И так во всем — и в отношениях с людьми, и с властью, и в любви, и в литературе: события, случавшиеся со мной, происходили вовремя, и если запаздывали, то к моему же благу; и, наверное, то же самое может сказать о себе всякий человек, способный, как сказал еще Архилох, расслышать «тот ритм, что в жизни человеческой сокрыт». Этот ритм особенно внятен человеку, пишущему стихи; этот повторяющийся узор в судьбе — одно из самых убедительных доказательств нашей связи с Божеством.

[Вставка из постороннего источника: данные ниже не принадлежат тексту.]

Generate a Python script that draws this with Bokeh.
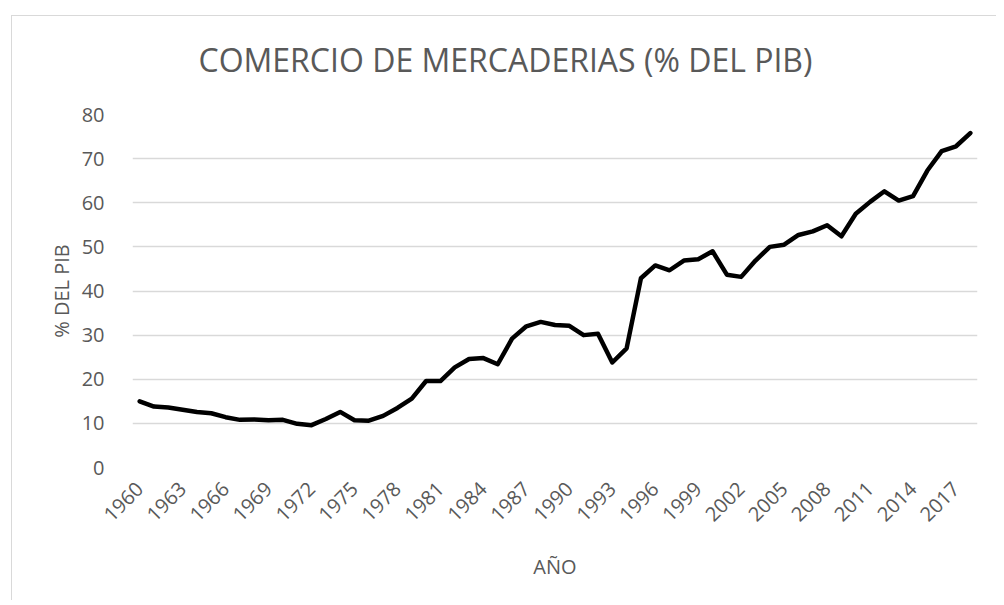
import math
from bokeh.plotting import figure
from bokeh.models import FixedTicker, ColumnDataSource
from bokeh.embed import file_html
from bokeh.resources import INLINE

years = list(range(1960, 2019))
values = [15.0, 13.8, 13.6, 13.1, 12.6, 12.3, 11.4, 10.8, 10.9, 10.7,
          10.8, 9.9, 9.6, 11.0, 12.6, 10.7, 10.6, 11.7, 13.5, 15.6,
          19.6, 19.6, 22.7, 24.6, 24.8, 23.4, 29.2, 32.0, 33.0, 32.3,
          32.1, 30.0, 30.3, 23.8, 27.0, 42.9, 45.8, 44.7, 46.9, 47.2,
          49.0, 43.7, 43.2, 46.9, 50.0, 50.5, 52.7, 53.5, 54.9, 52.4,
          57.5, 60.2, 62.6, 60.5, 61.5, 67.3, 71.7, 72.8, 75.8]
x_tick_years = list(range(1960, 2018, 3))
x_tick_labels = [str(y) for y in x_tick_years]
y_ticks = [0, 10, 20, 30, 40, 50, 60, 70, 80]

TITLE = "COMERCIO DE MERCADERIAS (% DEL PIB)"
X_LABEL = "AÑO"
Y_LABEL = "% DEL PIB"

FONT = "Open Sans"
GREY = "#595959"
GRID = "#d9d9d9"

src = ColumnDataSource(dict(year=years, value=values))

p = figure(width=996, height=600, output_backend="svg", toolbar_location=None,
           x_range=(years[0] - 0.5, years[-1] + 0.5), y_range=(0, 80),
           min_border_left=132, min_border_right=19, min_border_top=114,
           min_border_bottom=133, title=TITLE)
# chart-area border (left and top edges), drawn behind a transparent canvas
p.styles = {"background":
            "linear-gradient(#d9d9d9, #d9d9d9) 11px 15px / 1px 100% no-repeat, "
            "linear-gradient(#d9d9d9, #d9d9d9) 11px 15px / 100% 1px no-repeat, white"}

p.outline_line_color = None
p.background_fill_color = "white"
p.border_fill_color = None

p.title.align = "left"
p.title.text_font = FONT
p.title.text_font_size = "32px"
p.title.text_font_style = "normal"
p.title.text_color = GREY
p.title.standoff = 68
p.title.offset = 66

p.line("year", "value", source=src, line_color="black", line_width=4.5,
       line_join="round", line_cap="round")

p.xgrid.grid_line_color = None
p.ygrid.grid_line_color = GRID
p.ygrid.grid_line_width = 1.3

p.xaxis.ticker = FixedTicker(ticks=x_tick_years)
p.xaxis.major_label_overrides = {y: l for y, l in zip(x_tick_years, x_tick_labels)}
p.xaxis.major_label_orientation = math.pi / 4
p.yaxis.ticker = FixedTicker(ticks=y_ticks)

for ax in (p.xaxis[0], p.yaxis[0]):
    ax.axis_line_color = None
    ax.major_tick_line_color = None
    ax.minor_tick_line_color = None
    ax.major_label_text_font = FONT
    ax.major_label_text_font_size = "20px"
    ax.major_label_text_color = GREY
    ax.axis_label_text_font = FONT
    ax.axis_label_text_font_size = "20px"
    ax.axis_label_text_font_style = "normal"
    ax.axis_label_text_color = GREY

p.xaxis.axis_label = X_LABEL
p.yaxis.axis_label = Y_LABEL
p.xaxis.major_label_standoff = 12
p.yaxis.major_label_standoff = 22
p.xaxis.axis_label_standoff = 22
p.yaxis.axis_label_standoff = 4

open("out.html", "w").write(file_html(p, INLINE))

Увы, есть еще История, не считающаяся с твоей судьбой, как не принимает ее во внимание землетрясение. Иногда я думаю, что Бог не имеет к истории отношения так же, как не отвечает он за разбушевавшуюся стихию. Бог связан с каждым из нас отдельно, эти отношения интимны, индивидуальны. Говоря профессиональным языком, эпосу он предпочитает лирику.
И как в поэзии эпос сегодня выглядит архаикой, так и в обществе медленно, мучительно, но неуклонно идет процесс осознания ценности отдельной человеческой жизни. Недаром в христианском вероучении речь идет не о коллективном — о личном спасении. Бог смотрит на нас и ждет от человека, чтобы тот встретился с ним глазами.
И последнее. Стихи имеют смысл и возможны только потому, что есть поэзия в самой жизни. О, какими мировыми событиями, каким хламом, какими важными вещами завалена она! Как трудно бывает извлечь из-под них эту малость, именуемую поэтическим впечатлением. Но Бог ждет от нас творческого усилия, без которого, как сказал Фет, жизнь сводится к кормлению гончих на зловонной псарне. И вот эта поэзия, живущая так наглядно в любом цветке и так скрытно, сокровенно — в самых не подходящих для этого прозаических вещах, — взывает к нашему вниманию, на которое способна только любовь. Борьбой за одухотворение мира, за расширение поэтического пространства (только эта аннексия достойна стараний и похвал), за приобщение к нему самых скромных подробностей нашего существования и живут стихи. Пусть это будет твое равнодушие при известии о смерти некогда любимого человека, услышанное из «равнодушных уст», или расписание поездов «камышинской ветки», или «таитянок кроткие корзины», или «три старухи с вязаньем в глубоких креслах» в венецианской гостинице, или «сквозняки по утрам в занавесках и шторах», превращающие их в битву античных гигантов, или крупно скачущий «кавалерийский снежок» — все равно, что бы это ни было, оно оказывается самым главным свидетельством присутствия в мире того, кто позаботился о наличии поэзии в жизни.